··· Data ···

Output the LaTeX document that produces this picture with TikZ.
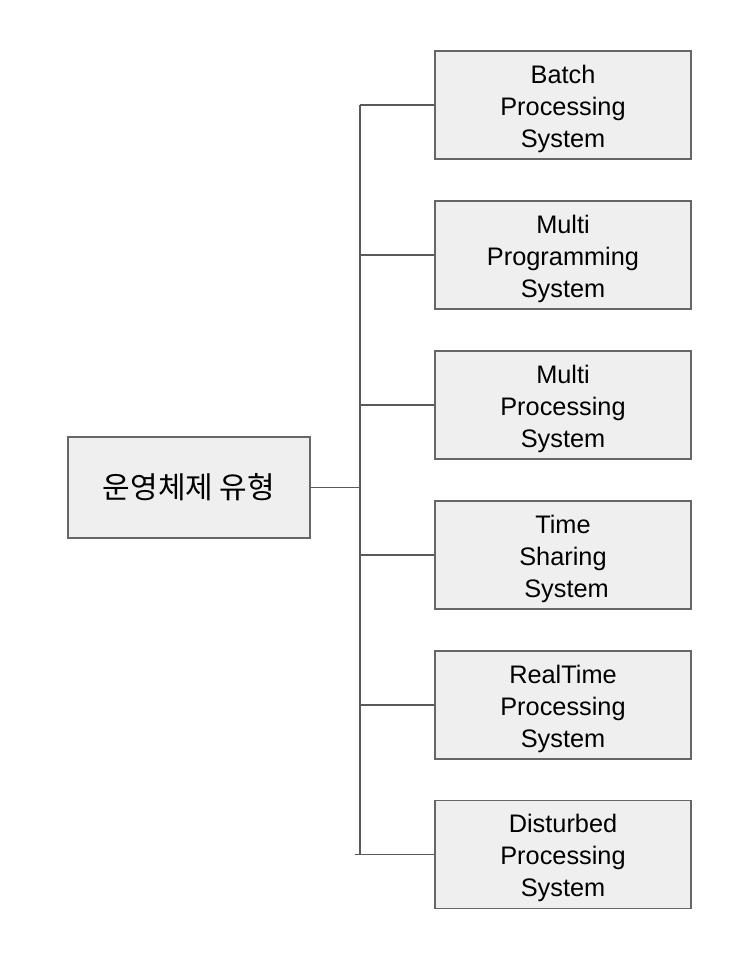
\documentclass[tikz,border=0pt]{standalone}
\usepackage{fontspec}
\setmainfont{Liberation Sans}
\newfontfamily\kofont{Noto Sans CJK KR}
\usepackage{xcolor}
\usetikzlibrary{positioning}
\definecolor{boxfill}{HTML}{EFEFEF}
\definecolor{boxline}{HTML}{666666}
\definecolor{wire}{HTML}{595959}

\begin{document}
\begin{tikzpicture}[x=0.75pt,y=-0.75pt,
  typebox/.style={draw=boxline,fill=boxfill,line width=1pt,
    minimum width=192pt,minimum height=81pt,inner sep=0pt,
    label={[align=center,yshift=-2.8pt,font=\fontsize{19}{24}\selectfont]center:#1}},
  rootbox/.style={draw=boxline,fill=boxfill,line width=1pt,
    minimum width=181.5pt,minimum height=75.75pt,inner sep=0pt,
    font=\kofont\fontsize{22.5}{24}\selectfont},
  wireline/.style={draw=wire,line width=1pt}]
\useasboundingbox (0,0) rectangle (744,962);
% root
\node [rootbox] (root) at (189,487.5) {운영체제 유형};
% types
\node [typebox={Batch\\Processing\\System}] (batch) at (563,105) {};
\node [typebox={Multi\\Programming\\System}] (multiprog) at (563,255) {};
\node [typebox={Multi\\Processing\\System}] (multiproc) at (563,405) {};
\node [typebox={Time\\Sharing\\\ System}] (timeshare) at (563,555) {};
\node [typebox={RealTime\\Processing\\System}] (realtime) at (563,705) {};
\node [typebox={Disturbed\\Processing\\System}] (distrib) at (563,854.5) {};
% trunk
\coordinate (t1) at (360,105);
\coordinate (t2) at (360,255);
\coordinate (t3) at (360,405);
\coordinate (t4) at (360,555);
\coordinate (t5) at (360,705);
\coordinate (t6) at (360,854.5);
\coordinate (t6l) at (355,854.5);
\coordinate (tr) at (360,487.5);
\draw [wireline] (t1) -- (t6);
\draw [wireline] (root.east) -- (tr);
\draw [wireline] (t1) -- (batch.west);
\draw [wireline] (t2) -- (multiprog.west);
\draw [wireline] (t3) -- (multiproc.west);
\draw [wireline] (t4) -- (timeshare.west);
\draw [wireline] (t5) -- (realtime.west);
\draw [wireline] (t6l) -- (distrib.west);
\end{tikzpicture}
\end{document}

···

From the listing, extract all text exactly as given and drop any picture.

Output the LaTeX document that produces this picture with TikZ.
\documentclass[tikz,border=0pt]{standalone}
\usepackage{fontspec}
\setmainfont{Liberation Sans}
\newfontfamily\kofont{Noto Sans CJK KR}
\usepackage{xcolor}
\usetikzlibrary{positioning}
\definecolor{boxfill}{HTML}{EFEFEF}
\definecolor{boxline}{HTML}{666666}
\definecolor{wire}{HTML}{595959}

\begin{document}
\begin{tikzpicture}[x=0.75pt,y=-0.75pt,
  typebox/.style={draw=boxline,fill=boxfill,line width=1pt,
    minimum width=192pt,minimum height=81pt,inner sep=0pt,
    label={[align=center,yshift=-2.8pt,font=\fontsize{19}{24}\selectfont]center:#1}},
  rootbox/.style={draw=boxline,fill=boxfill,line width=1pt,
    minimum width=181.5pt,minimum height=75.75pt,inner sep=0pt,
    font=\kofont\fontsize{22.5}{24}\selectfont},
  wireline/.style={draw=wire,line width=1pt}]
\useasboundingbox (0,0) rectangle (744,962);
% root
\node [rootbox] (root) at (189,487.5) {운영체제 유형};
% types
\node [typebox={Batch\\Processing\\System}] (batch) at (563,105) {};
\node [typebox={Multi\\Programming\\System}] (multiprog) at (563,255) {};
\node [typebox={Multi\\Processing\\System}] (multiproc) at (563,405) {};
\node [typebox={Time\\Sharing\\\ System}] (timeshare) at (563,555) {};
\node [typebox={RealTime\\Processing\\System}] (realtime) at (563,705) {};
\node [typebox={Disturbed\\Processing\\System}] (distrib) at (563,854.5) {};
% trunk
\coordinate (t1) at (360,105);
\coordinate (t2) at (360,255);
\coordinate (t3) at (360,405);
\coordinate (t4) at (360,555);
\coordinate (t5) at (360,705);
\coordinate (t6) at (360,854.5);
\coordinate (t6l) at (355,854.5);
\coordinate (tr) at (360,487.5);
\draw [wireline] (t1) -- (t6);
\draw [wireline] (root.east) -- (tr);
\draw [wireline] (t1) -- (batch.west);
\draw [wireline] (t2) -- (multiprog.west);
\draw [wireline] (t3) -- (multiproc.west);
\draw [wireline] (t4) -- (timeshare.west);
\draw [wireline] (t5) -- (realtime.west);
\draw [wireline] (t6l) -- (distrib.west);
\end{tikzpicture}
\end{document}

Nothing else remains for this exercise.